Si dice che il signor Rossi sia l’equivalente dell’uomo normale, l’impiegato di concetto creato dalla penna di Bruno Bozzetto, il cognome a lungo più diffuso in Italia. Ci deve essere stato uno sbaglio se il signor Paolo Rossi da Prato ti fa vincere il mondiale mentre un altro signor Rossi, Vasco da Zocca, in quell’estate 1982 canta Vado al massimo, vado a gonfie vele e il terzo signor Rossi, Valentino da Urbino e già salito su una moto elettrica ad appena tre anni.
Quando se ne va un eroe normale il dolore è ancora più forte perché chi è normale, con i suoi alti e bassi, le zone oscure, le scelte giuste e gli errori, è certamente uno di noi. Oggi l’Italia piange una persona perbene, un uomo buono, un campione, un appassionato di calcio ma non abbastanza per affermare che la sua vita fosse solo questo. Non gli intitoleranno uno stadio perché nella sua storia non è stato dato spazio alla tragedia né al grottesco, forse un centro sportivo nella sua Prato, magari un premio.
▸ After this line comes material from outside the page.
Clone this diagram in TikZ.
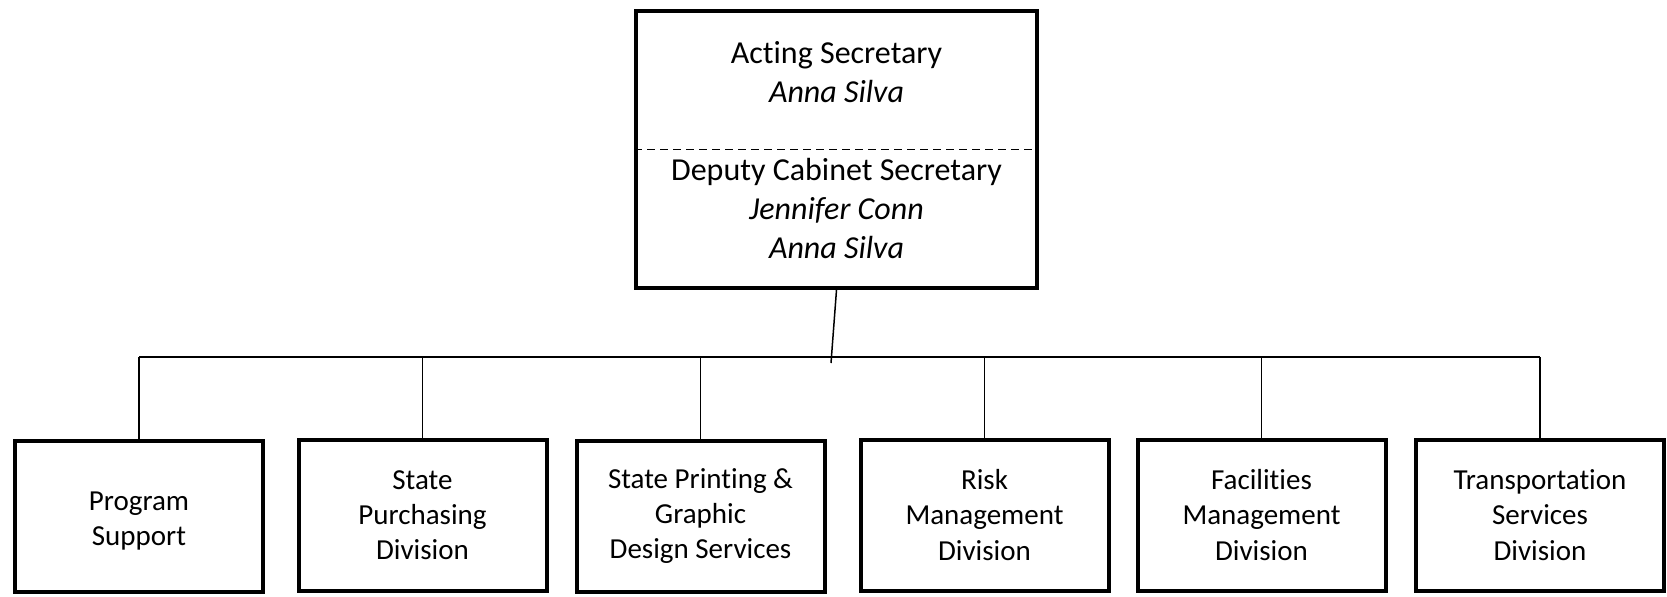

Certamente il silenzio.
Anche se quella frase pronunciata tre volte da Nando Martellini, con gioia e garbo, dall’11 luglio 1982 ancora mi rimbomba in testa. Tante volte ho pensato che quegli eroi fossero invincibili e immortali, nonostante il pegno pagato alla sorte malvagia quando se ne andò Gaetano Scirea, nonostante ci avesse lasciato Enzo Bearzot per raggiungere il Presidente Sandro Pertini a fumare la pipa nel paradiso dei socialisti. Pensavo che sarebbero durati in eterno: Zoff, Gentile, Cabrini, Bergomi, Collovati, Scirea, Conti, Tardelli, Rossi, Oriali, Graziani, Antognoni, Altobelli, Marini, Causio e gli altri che giocarono meno.
Rossi… Rossi… ha segnato Rossi… Addio Pablito, eroe dei miei vent’anni.